# Smoking in those Aluminum pans?



## knoxrailsalvage (Apr 18, 2015)

Can you smoke in those aluminum pans to reduce cleanup time or will the flavor be affected?


----------



## dukeburger (Apr 18, 2015)

The bottom of what you're supposed to me smoking will not be exposed to smoke, so I'd imagine flavor would be affected.
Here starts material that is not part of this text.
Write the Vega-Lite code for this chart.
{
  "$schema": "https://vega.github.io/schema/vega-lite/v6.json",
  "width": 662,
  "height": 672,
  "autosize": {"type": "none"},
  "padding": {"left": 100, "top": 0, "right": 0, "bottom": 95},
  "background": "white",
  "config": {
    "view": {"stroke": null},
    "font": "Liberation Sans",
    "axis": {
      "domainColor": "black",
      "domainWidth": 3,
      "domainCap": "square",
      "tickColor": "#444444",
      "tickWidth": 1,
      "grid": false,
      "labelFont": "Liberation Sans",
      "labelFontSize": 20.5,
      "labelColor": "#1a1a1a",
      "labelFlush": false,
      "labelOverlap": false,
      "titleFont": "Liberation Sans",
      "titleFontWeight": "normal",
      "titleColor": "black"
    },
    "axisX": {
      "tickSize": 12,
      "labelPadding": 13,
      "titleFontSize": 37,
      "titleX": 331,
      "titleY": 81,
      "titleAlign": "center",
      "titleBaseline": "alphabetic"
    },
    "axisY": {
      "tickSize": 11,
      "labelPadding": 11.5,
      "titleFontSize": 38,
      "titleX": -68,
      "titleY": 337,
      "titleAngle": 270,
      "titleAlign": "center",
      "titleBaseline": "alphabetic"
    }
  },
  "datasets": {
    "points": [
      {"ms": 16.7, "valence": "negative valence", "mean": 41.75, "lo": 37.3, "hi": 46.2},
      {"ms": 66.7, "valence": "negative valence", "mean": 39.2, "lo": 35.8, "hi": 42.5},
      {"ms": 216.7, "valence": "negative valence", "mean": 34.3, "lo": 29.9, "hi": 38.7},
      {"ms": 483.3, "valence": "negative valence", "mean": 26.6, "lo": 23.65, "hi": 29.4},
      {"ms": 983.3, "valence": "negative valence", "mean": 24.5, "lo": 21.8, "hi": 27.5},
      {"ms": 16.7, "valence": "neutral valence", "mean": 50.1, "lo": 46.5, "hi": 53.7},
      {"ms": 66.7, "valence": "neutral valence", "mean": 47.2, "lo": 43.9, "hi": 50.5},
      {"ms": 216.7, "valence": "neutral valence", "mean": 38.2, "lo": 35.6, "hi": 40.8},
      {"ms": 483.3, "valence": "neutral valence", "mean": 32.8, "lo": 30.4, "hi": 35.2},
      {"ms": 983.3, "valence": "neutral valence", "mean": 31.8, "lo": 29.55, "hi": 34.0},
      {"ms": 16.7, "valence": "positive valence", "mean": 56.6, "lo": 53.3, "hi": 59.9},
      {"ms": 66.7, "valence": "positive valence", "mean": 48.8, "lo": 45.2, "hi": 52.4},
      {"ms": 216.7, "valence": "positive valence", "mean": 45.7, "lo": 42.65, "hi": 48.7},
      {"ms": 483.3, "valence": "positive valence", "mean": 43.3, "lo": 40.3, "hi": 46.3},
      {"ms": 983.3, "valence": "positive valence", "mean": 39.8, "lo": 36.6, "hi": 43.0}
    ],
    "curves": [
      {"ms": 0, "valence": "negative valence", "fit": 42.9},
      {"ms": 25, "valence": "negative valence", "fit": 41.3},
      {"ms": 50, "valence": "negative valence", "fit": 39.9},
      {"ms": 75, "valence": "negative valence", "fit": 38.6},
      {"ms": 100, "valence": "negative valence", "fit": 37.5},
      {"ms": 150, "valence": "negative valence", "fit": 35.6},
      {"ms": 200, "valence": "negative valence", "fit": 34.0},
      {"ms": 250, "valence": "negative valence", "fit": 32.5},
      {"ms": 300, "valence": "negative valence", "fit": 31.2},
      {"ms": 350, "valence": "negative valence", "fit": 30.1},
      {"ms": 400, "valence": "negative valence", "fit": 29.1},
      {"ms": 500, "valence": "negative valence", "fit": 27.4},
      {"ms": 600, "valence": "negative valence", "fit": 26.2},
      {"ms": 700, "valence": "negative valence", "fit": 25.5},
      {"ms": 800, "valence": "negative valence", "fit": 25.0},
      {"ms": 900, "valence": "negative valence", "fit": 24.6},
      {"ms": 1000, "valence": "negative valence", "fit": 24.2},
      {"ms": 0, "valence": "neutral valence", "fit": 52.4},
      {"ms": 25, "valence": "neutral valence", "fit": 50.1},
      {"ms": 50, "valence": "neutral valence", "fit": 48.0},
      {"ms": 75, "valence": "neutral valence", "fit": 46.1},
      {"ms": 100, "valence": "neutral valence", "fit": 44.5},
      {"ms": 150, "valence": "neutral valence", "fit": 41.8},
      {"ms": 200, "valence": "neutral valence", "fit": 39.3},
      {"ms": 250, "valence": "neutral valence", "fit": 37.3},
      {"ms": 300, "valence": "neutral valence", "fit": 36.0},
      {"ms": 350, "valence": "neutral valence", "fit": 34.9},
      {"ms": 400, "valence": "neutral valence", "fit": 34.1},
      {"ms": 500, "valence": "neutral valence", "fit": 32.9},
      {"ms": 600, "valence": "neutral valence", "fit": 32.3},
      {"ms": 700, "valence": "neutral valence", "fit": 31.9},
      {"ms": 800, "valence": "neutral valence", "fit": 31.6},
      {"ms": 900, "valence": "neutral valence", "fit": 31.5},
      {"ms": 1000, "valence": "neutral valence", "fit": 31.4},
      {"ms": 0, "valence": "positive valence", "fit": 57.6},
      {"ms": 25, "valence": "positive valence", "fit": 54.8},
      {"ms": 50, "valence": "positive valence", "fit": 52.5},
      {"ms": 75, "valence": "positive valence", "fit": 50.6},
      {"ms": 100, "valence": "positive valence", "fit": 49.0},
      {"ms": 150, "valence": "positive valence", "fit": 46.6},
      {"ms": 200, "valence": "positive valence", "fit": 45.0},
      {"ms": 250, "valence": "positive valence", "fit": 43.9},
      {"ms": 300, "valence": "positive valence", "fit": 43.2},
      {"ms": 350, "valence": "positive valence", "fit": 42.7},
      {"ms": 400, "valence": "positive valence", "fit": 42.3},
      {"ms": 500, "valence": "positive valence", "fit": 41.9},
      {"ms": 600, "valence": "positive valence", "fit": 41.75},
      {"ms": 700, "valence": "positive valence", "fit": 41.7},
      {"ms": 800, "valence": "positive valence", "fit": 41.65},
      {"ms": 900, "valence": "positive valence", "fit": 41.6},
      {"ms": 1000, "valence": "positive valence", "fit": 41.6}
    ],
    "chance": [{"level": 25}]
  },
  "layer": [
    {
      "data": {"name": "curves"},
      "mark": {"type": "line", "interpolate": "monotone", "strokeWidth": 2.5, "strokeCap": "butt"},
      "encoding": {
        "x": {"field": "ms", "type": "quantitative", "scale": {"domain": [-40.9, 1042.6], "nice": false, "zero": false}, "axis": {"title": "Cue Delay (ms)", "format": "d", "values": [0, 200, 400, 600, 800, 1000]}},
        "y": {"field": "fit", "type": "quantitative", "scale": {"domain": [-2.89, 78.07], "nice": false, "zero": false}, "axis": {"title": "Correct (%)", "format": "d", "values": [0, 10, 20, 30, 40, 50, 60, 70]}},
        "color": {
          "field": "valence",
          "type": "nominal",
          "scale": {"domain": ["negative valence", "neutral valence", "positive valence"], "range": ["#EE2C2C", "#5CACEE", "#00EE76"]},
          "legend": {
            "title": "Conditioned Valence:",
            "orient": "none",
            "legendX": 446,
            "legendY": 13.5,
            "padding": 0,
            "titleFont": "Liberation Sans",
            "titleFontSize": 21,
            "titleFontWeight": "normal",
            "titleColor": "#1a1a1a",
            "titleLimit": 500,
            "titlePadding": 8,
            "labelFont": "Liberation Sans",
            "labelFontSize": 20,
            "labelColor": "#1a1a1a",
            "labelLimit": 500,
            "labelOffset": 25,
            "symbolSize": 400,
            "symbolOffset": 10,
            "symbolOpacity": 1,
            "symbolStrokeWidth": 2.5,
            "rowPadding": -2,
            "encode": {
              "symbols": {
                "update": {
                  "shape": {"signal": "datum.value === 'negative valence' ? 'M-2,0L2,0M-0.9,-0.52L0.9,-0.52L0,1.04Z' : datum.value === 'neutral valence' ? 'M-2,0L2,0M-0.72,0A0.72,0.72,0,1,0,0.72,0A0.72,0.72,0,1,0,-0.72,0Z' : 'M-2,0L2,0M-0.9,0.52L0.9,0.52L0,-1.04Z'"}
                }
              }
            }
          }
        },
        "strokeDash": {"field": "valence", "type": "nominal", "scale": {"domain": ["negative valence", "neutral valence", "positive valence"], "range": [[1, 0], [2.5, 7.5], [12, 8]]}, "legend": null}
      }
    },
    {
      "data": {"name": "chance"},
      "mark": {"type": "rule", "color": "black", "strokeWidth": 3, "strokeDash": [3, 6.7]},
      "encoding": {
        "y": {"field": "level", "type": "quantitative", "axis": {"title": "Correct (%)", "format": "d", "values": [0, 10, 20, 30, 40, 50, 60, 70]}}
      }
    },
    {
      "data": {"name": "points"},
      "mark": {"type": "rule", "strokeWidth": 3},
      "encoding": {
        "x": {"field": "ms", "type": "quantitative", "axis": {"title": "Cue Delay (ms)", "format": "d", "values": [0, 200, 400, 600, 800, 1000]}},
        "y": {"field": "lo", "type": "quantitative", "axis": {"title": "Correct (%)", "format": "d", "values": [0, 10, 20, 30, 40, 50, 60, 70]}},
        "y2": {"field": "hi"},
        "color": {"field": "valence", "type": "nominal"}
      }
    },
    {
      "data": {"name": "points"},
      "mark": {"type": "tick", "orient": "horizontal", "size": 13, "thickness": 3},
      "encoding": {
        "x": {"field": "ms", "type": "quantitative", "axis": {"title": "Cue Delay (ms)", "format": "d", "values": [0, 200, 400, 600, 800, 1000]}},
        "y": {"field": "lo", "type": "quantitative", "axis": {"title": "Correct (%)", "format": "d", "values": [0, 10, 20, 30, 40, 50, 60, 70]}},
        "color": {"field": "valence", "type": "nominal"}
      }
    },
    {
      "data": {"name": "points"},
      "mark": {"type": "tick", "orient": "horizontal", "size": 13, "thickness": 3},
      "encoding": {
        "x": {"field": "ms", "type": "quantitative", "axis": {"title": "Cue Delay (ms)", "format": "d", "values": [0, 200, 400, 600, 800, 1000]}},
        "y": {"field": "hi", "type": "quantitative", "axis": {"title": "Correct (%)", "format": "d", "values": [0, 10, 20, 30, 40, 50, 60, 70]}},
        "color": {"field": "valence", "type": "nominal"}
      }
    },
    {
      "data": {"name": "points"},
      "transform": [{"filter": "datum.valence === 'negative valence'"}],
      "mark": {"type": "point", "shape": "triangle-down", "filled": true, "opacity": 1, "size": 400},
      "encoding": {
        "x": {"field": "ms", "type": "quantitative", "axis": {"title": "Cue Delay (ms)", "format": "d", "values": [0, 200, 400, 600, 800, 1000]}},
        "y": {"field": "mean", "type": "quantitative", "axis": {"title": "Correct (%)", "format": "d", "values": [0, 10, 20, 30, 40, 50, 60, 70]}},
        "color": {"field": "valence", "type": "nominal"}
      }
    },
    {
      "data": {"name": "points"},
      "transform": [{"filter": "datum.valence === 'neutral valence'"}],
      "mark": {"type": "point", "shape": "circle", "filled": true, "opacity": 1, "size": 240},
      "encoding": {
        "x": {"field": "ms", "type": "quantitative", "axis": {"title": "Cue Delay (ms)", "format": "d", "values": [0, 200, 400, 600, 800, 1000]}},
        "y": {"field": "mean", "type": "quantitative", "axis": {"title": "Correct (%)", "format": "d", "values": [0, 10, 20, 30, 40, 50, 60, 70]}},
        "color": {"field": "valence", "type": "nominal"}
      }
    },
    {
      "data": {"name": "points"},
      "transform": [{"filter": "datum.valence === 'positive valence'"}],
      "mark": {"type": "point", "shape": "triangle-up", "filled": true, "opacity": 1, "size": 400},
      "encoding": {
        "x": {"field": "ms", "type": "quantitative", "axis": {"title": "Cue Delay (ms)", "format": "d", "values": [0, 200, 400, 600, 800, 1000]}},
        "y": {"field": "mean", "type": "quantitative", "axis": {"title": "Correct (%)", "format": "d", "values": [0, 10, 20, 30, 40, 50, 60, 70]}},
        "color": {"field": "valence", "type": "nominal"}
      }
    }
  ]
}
What are you spending so much time cleaning up, if you don't mind me asking?


----------



## one eyed jack (Apr 18, 2015)

Welcome to the site and , yes you can smoke in those pans.  Many do.  I have pretty much stopped using them myself and have gone to stainless steel to reduce the need to either clean up or scrap the aluminum pans.  The stainless pans use I dedicate to smoking and clean up is not that bad,  (Or at least worth it to me).  I don't worry too much about the outside of the pans.


----------



## gary s (Apr 18, 2015)

*Good evening and welcome to the forum, from cloudy day here in East Texas. Lots of great people with tons of information on just about  everything.*

*Gary*


----------



## ajbert (Apr 19, 2015)

I do butts in the pan to not only make clean up easier but to make sure I get all of the drippings.  As far a difference in taste I can't say I've noticed in loss of the smokiness flavor.  Also makes foiling much easier.


----------



## boykjo (Apr 19, 2015)

You can smoke out of the pan (with no mess) and take your food to 160 then move to the pan to finish. The mess or drippings happen when the collogens break down as the meat temps get higher

Joe


----------



## biguglysmoker (Apr 19, 2015)

I've used the pans many time and not had issue of less flavor in the meat. Used them on Spiral Sliced Hams again this Easter and added Apple juice to the pan. The Ham had great smoke flavor and the juice just soaks in to make it a favorite around my house. Plus makes it a lot easier to remove the Ham when it's done.


----------



## themule69 (Apr 21, 2015)

Glad you joined the group. The search bar at the top of any page is your best friend.
About anything you wanna know about smoking/grilling/curing/brining/cutting or slicing
and the list goes on has probably been posted. Remember to post a QVIEW of your smokes.
We are all smoke junkies here and we have to get our fix. If you have questions
Post it and you will probably get 10 replies with 11 different answers. That is
because their are so many different ways to make great Q...
Happy smoken.
David


----------



## omapilot (Apr 21, 2015)

I have used the pans with good results and it does make for transferring/foiling the meats easier.  I haven't used them for whole chickens but I'm tempted to try based on the amount of fats that come off the skin, but I'm not sure how good it would work out. Anyone tried that at all?


----------



## bruno994 (Apr 21, 2015)

I love foil and foil pans.  Not really for cleanup purposes, but for ease of handling meat.  I don't typically smoke in them, I usually just use them once I wrap.


----------



## chef willie (Apr 21, 2015)

I like the disposable alum grill covers available from Home Depot...I cut to size for whatever I'm smoking....they can also be re-used a time or two on something not to greasy like Slim Jims. I put a disposable alum pan UNDER the butt or whatever I'm smoking to catch drippings which then get added back into the PP. Eliminates the drippings from going onto the smoker floor or the chip holder making my life easier since I'm basically lazy when it comes to cleaning up.....Willie


----------